Rewriting the above three equations with coefficients for all the state variables, we get

$\dot{x_{1}} = 0x_{1} + 1x_{2} + 0x_{3} + 0$

$\dot{x_{2}} = 0x_{1} + 0x_{2} + 1x_{3} + 0$

$\dot{x_{3}} = - \frac{5}{17}x_{1} - \frac{7}{17}x_{2} - \frac{3}{17}x_{3} + \frac{11e^{- t}}{17}$

In the matrix form, the state-space model is given as

$\begin{bmatrix} \dot{x_{1}} \\ \dot{x_{2}} \\ \dot{x_{3}} \\ \end{bmatrix} = \begin{bmatrix} 0 & 1 & 0 \\ 0 & 0 & 1 \\ - \displaystyle\frac{5}{17} & - \displaystyle\frac{7}{17} & - \displaystyle\frac{3}{17} \\ \end{bmatrix}\begin{bmatrix} x_{1} \\ x_{2} \\ x_{3} \\ \end{bmatrix} + \begin{bmatrix} 0 \\ 0 \\ \displaystyle\frac{11e^{- t}}{17} \\ \end{bmatrix} \;\;\;\;\;\;\;\;\;\;\;\; (E1.6)$

where the conditions are given by

$\begin{bmatrix} x_{1}(0) \\ x_{2}(0) \\ x_{3}(0) \\ \end{bmatrix} = \begin{bmatrix} y(0) \\ \dot{y}(0) \\ \ddot{y}(0) \\ \end{bmatrix} = \begin{bmatrix}\displaystyle y(0) \\\displaystyle \frac{{dy}}{{dt}}\left( 0 \right) \\\displaystyle \frac{d^{2}y}{{dt}^{2}}(0) \\ \end{bmatrix} = \begin{bmatrix} 13 \\ 19 \\ 23 \\ \end{bmatrix}$

and

$y = \begin{bmatrix} 1 & 0 & 0 \\ \end{bmatrix}\begin{bmatrix} x_{1} \\ x_{2} \\ x_{3} \\ \end{bmatrix}$

In Equation (E1.6), the $$3\times3$$ matrix below

$[A] = \begin{bmatrix} 0 & 1 & 0 \\ 0 & 0 & 1 \\ - \displaystyle\frac{5}{17} & - \displaystyle\frac{7}{17} & - \displaystyle\frac{3}{17} \\ \end{bmatrix}$

is the state matrix.

The 3-element column vector in Equation (E1.6)

$[X]=\begin{bmatrix} x_{1} \\ x_{2} \\ x_{3} \\ \end{bmatrix}$

is called the state vector.

The 3-element column vector in Equation (E1.6)

$[u] = \begin{bmatrix} 0 \\ 0 \\ \displaystyle\frac{11e^{- t}}{17} \\ \end{bmatrix}$

is called the input vector or forcing function vector.
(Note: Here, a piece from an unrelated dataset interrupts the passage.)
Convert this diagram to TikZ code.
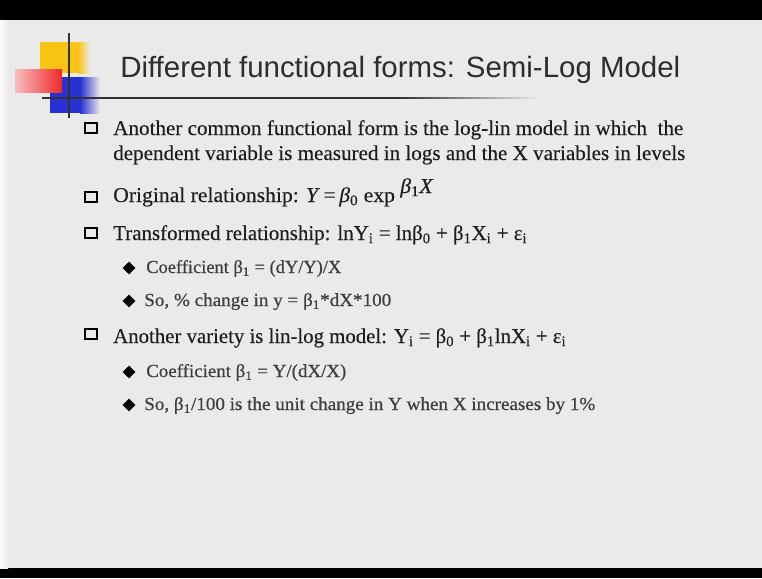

The left side of the equation consists of the first derivatives of the state vector.

The general form of the state-space model is

$[\dot{X}] = [A][X]+[u]$

### Example 2

Reduce the following coupled ordinary differential equations to a set of first-order differential equations complete with initial conditions and in the matrix form required to solve them numerically.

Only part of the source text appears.